Shameem Ahsan said, “I have classes at both campuses, with a very short break in between. It takes so long to walk through the crowded footpath that I am sometimes late to class.”
Several other students said the troublesome fish market often makes them late for important classes, and even exams. However, it is not only the students who face this obstacle – ULAB’s faculty members do too.
Ms Nadia Rahman, a lecturer in the Department of English and Humanities said, “My office is inside the secondary campus, but I teach in the primary campus. So I am also often late to arrive.”
Several fish sellers said they are poor and rely on the market for their daily income – which is never a fixed amount. They buy the fish from Karwan Bazar and arrive early in the morning to sell the fish at a tiny profit. They remain at the market until they run out of stock. If the fish remain unsold, the sellers suffer a loss.
Fish seller Luthfar said, “If the market is removed, how will we earn money? Where will we go?”

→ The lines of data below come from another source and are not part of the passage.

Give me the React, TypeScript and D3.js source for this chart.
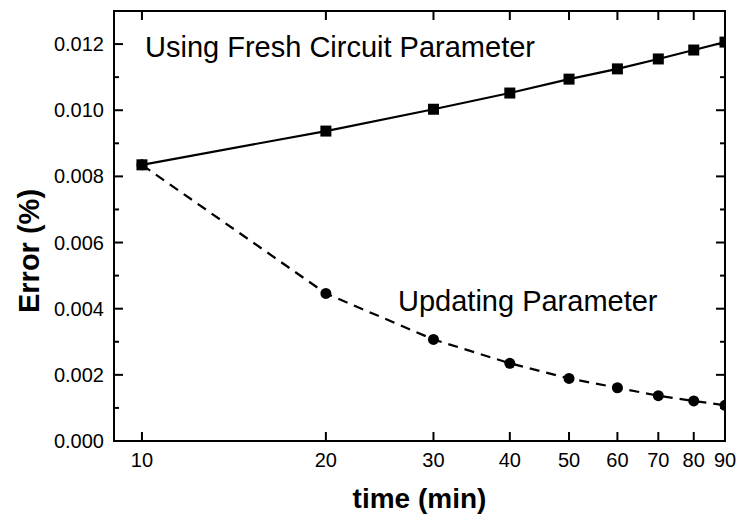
import React from "react";
import * as d3 from "d3";

const times = [10, 20, 30, 40, 50, 60, 70, 80, 90];
const freshError = [0.00835, 0.00937, 0.01003, 0.01052, 0.01094, 0.01125, 0.01155, 0.01182, 0.01206];
const updatingError = [0.00835, 0.00446, 0.00307, 0.00235, 0.00189, 0.00161, 0.00137, 0.00121, 0.00108];
const xTicks = [10, 20, 30, 40, 50, 60, 70, 80, 90];
const yTicks = [0, 0.002, 0.004, 0.006, 0.008, 0.01, 0.012];
const yMinorTicks = [0.001, 0.003, 0.005, 0.007, 0.009, 0.011];
const freshLabel = "Using Fresh Circuit Parameter";
const updatingLabel = "Updating Parameter";

const W = 739, H = 521;
const L = 114, R = 725, T = 11, B = 441;
const FONT = "Liberation Sans, Arial, Helvetica, sans-serif";

export default function App() {
  const x = d3.scaleLog().domain([9, 90]).range([L, R]);
  const y = d3.scaleLinear().domain([0, 0.013]).range([B, T]);
  const line = d3.line<number>().x((_, i) => x(times[i])).y((d) => y(d));
  const fmt = d3.format(".3f");

  return (
    <svg width={W} height={H} style={{ position: "absolute", left: 0, top: 0, background: "#fff" }} fontFamily={FONT}>
      <defs>
        <clipPath id="plotclip">
          <rect x={L} y={T} width={R - L} height={B - T} />
        </clipPath>
      </defs>
      <g clipPath="url(#plotclip)">
        <path d={line(freshError) || ""} fill="none" stroke="#000" strokeWidth={2.2} />
        <path d={line(updatingError) || ""} fill="none" stroke="#000" strokeWidth={2.2} strokeDasharray="10,7" />
        {freshError.map((v, i) => (
          <rect key={"s" + i} x={x(times[i]) - 5.5} y={y(v) - 5.5} width={11} height={11} fill="#000" />
        ))}
        {updatingError.map((v, i) => (
          <circle key={"c" + i} cx={x(times[i])} cy={y(v)} r={5.5} fill="#000" />
        ))}
      </g>
      <rect x={L} y={T} width={R - L} height={B - T} fill="none" stroke="#000" strokeWidth={2} />
      {xTicks.map((t) => (
        <g key={"xt" + t}>
          <line x1={x(t)} x2={x(t)} y1={B} y2={B - 9} stroke="#000" strokeWidth={2} />
          <line x1={x(t)} x2={x(t)} y1={T} y2={T + 9} stroke="#000" strokeWidth={2} />
          <text x={x(t)} y={B + 26} fontSize={20} textAnchor="middle">{t}</text>
        </g>
      ))}
      {yTicks.map((t) => (
        <g key={"yt" + t}>
          <line x1={L} x2={L + 9} y1={y(t)} y2={y(t)} stroke="#000" strokeWidth={2} />
          <line x1={R} x2={R - 9} y1={y(t)} y2={y(t)} stroke="#000" strokeWidth={2} />
          <text x={L - 10} y={y(t) + 7} fontSize={20} textAnchor="end">{fmt(t)}</text>
        </g>
      ))}
      {yMinorTicks.map((t) => (
        <g key={"ym" + t}>
          <line x1={L} x2={L + 5} y1={y(t)} y2={y(t)} stroke="#000" strokeWidth={2} />
          <line x1={R} x2={R - 5} y1={y(t)} y2={y(t)} stroke="#000" strokeWidth={2} />
        </g>
      ))}
      <text x={145} y={57} fontSize={29}>{freshLabel}</text>
      <text x={398} y={311} fontSize={29}>{updatingLabel}</text>
      <text x={(L + R) / 2} y={508} fontSize={28} fontWeight="bold" textAnchor="middle">time (min)</text>
      <text transform={`translate(39, 251) rotate(-90)`} fontSize={29} fontWeight="bold" textAnchor="middle">Error (%)</text>
    </svg>
  );
}
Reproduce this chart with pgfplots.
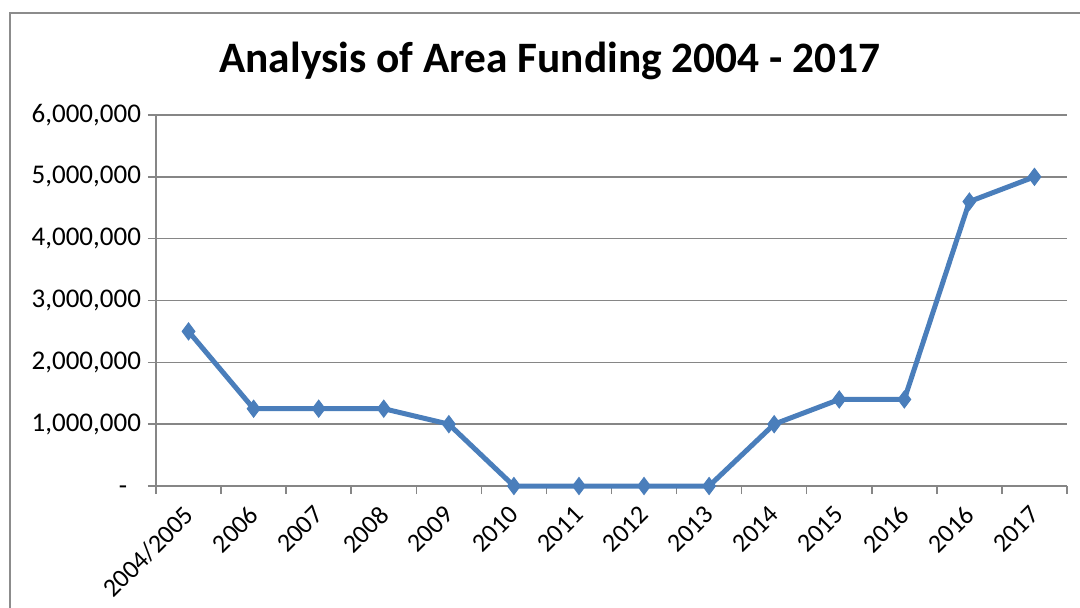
\documentclass[border=0pt]{standalone}
\usepackage{fontspec}
\setmainfont{Carlito}
\usepackage{pgfplots}
\pgfplotsset{compat=1.18}
\definecolor{serblue}{HTML}{4A7EBB}
\definecolor{gridgray}{HTML}{868686}
\definecolor{framegray}{HTML}{8C8C8C}
\newcommand{\lf}{\fontsize{13.5}{16}\selectfont}
\newcommand{\xf}{\fontsize{13}{16}\selectfont}
\begin{document}
\begin{tikzpicture}
\useasboundingbox (0,0) rectangle (540pt,-304pt);
\draw[color=framegray, line width=1pt] (4.75pt,-330pt) -- (4.75pt,-6.5pt) -- (560pt,-6.5pt);
\node[font=\fontsize{21.7}{26}\selectfont\bfseries, anchor=base, inner sep=0pt] at (275pt,-36.5pt) {Analysis of Area Funding 2004 - 2017};
\begin{axis}[
  at={(78pt,-243pt)}, anchor=south west,
  scale only axis, width=455.5pt, height=185.5pt,
  xmin=-0.5, xmax=13.5, ymin=0, ymax=6000000,
  axis lines*=left,
  axis line style={draw=gridgray, line width=0.75pt, -},
  ymajorgrids,
  grid style={draw=gridgray, line width=0.75pt},
  tick align=outside,
  major tick length=4pt,
  tick style={draw=gridgray, line width=0.75pt},
  xtick={-0.5,0.5,...,13.5},
  xticklabels={},
  extra x ticks={0,1,2,3,4,5,6,7,8,9,10,11,12,13},
  extra x tick labels={\xf 2004/2005,\xf 2006,\xf 2007,\xf 2008,\xf 2009,\xf 2010,\xf 2011,\xf 2012,\xf 2013,\xf 2014,\xf 2015,\xf 2016,\xf 2016,\xf 2017},
  extra x tick style={major tick length=0pt, grid=none,
    xticklabel style={yshift=-9pt, xshift=-3pt, rotate=45, anchor=north east, inner sep=0pt}},
  ytick={0,1000000,2000000,3000000,4000000,5000000,6000000},
  yticklabels={{\lf -\phantom{0}},{\lf 1,000,000},{\lf 2,000,000},{\lf 3,000,000},{\lf 4,000,000},{\lf 5,000,000},{\lf 6,000,000}},
  yticklabel style={anchor=east},
  scaled y ticks=false,
  clip=false,
]
\addplot[color=serblue, line width=2.5pt, mark=diamond*, mark size=4.25pt,
  mark options={fill=serblue, draw=serblue, line width=0.5pt}]
  coordinates {
  (0,2500000) (1,1250000) (2,1250000) (3,1250000) (4,1000000)
  (5,0) (6,0) (7,0) (8,0) (9,1000000) (10,1400000) (11,1400000)
  (12,4600000) (13,5000000)
  };
\end{axis}
\end{tikzpicture}
\end{document}
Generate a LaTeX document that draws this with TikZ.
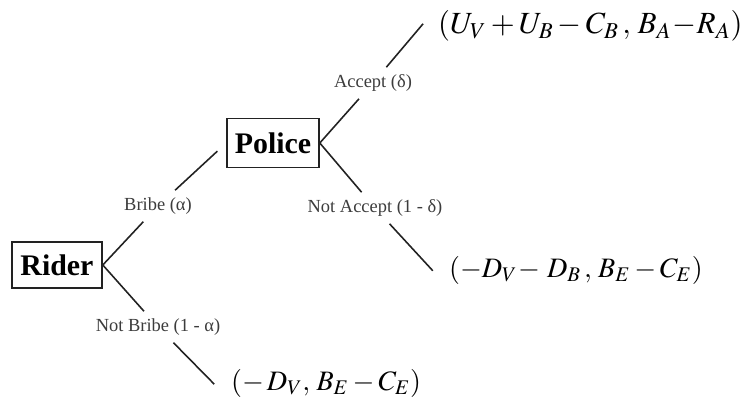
\documentclass[tikz,border=0pt]{standalone}
\usepackage{mathptmx}
\usepackage[no-math]{fontspec}
\setmainfont{Liberation Serif}
\usepackage{tikz}
\usetikzlibrary{positioning,calc}
\definecolor{inkgrey}{RGB}{34,34,34}
\definecolor{labgrey}{RGB}{60,60,60}
\tikzset{
  player/.style={draw=inkgrey,line width=0.9pt,inner sep=0pt,font=\fontsize{17}{19}\selectfont\bfseries},
  act/.style={font=\fontsize{10.5}{12}\selectfont,text=labgrey,inner sep=4pt},
  payoff/.style={font=\fontsize{16}{18}\selectfont,anchor=west,inner sep=1pt},
  branch/.style={draw=inkgrey,line width=0.9pt}
}
\begin{document}
\begin{tikzpicture}[x=1cm,y=1cm]
  \useasboundingbox (0,0) rectangle (14.96,8.08);
  % players
  \node[player,minimum width=1.8cm,minimum height=0.92cm] (rider) at (1.14,2.78) {Rider};
  \node[player,minimum width=1.84cm,minimum height=0.98cm] (police) at (5.46,5.22) {Police};

  % actions
  \node[act] (bribe) at (3.16,3.96) {Bribe (α)};
  \node[act] (notbribe) at (3.16,1.54) {Not Bribe (1 - α)};
  \node[act] (accept) at (7.46,6.42) {Accept (δ)};
  \node[act] (notaccept) at (7.50,3.92) {Not Accept (1 - δ)};

  % payoffs
  \node[payoff,font=\fontsize{17.5}{19}\selectfont] (payacc) at (8.72,7.56) {$(U_V + U_B - C_B\,,\, B_A\!-\!R_A)$};
  \node[payoff] (payrej) at (8.94,2.68) {$(-D_V\!-\, D_B\,,\, B_E - C_E)$};
  \node[payoff] (paynob) at (4.58,0.42) {$(-\,D_V,\, B_E - C_E)$};

  % rider's move
  \draw[branch] (rider.east) -- (bribe);
  \draw[branch,shorten >=0.24cm] (bribe) -- (police.west);
  \draw[branch] (rider.east) -- (notbribe);
  \draw[branch,shorten >=0.42cm] (notbribe) -- (paynob.south west);

  % police's move
  \draw[branch] (police.east) -- (accept);
  \draw[branch,shorten >=0.4cm] (accept) -- (payacc.north west);
  \draw[branch] (police.east) -- (notaccept);
  \draw[branch,shorten >=0.42cm] (notaccept) -- (payrej.south west);
\end{tikzpicture}
\end{document}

Fish seller Jashim said, “Every week, each and every one of us at this market pays Tk 10 to Dhaka City Corporation sweepers, who clear the mess on this road every morning.”
At present, no legal action has been taken against the fish market by local authorities. However some students are planning to ask the authorities at ULAB to make an official complaint to the ward commissioner.
Who will the authorities give priority to – the poor fish sellers or the students?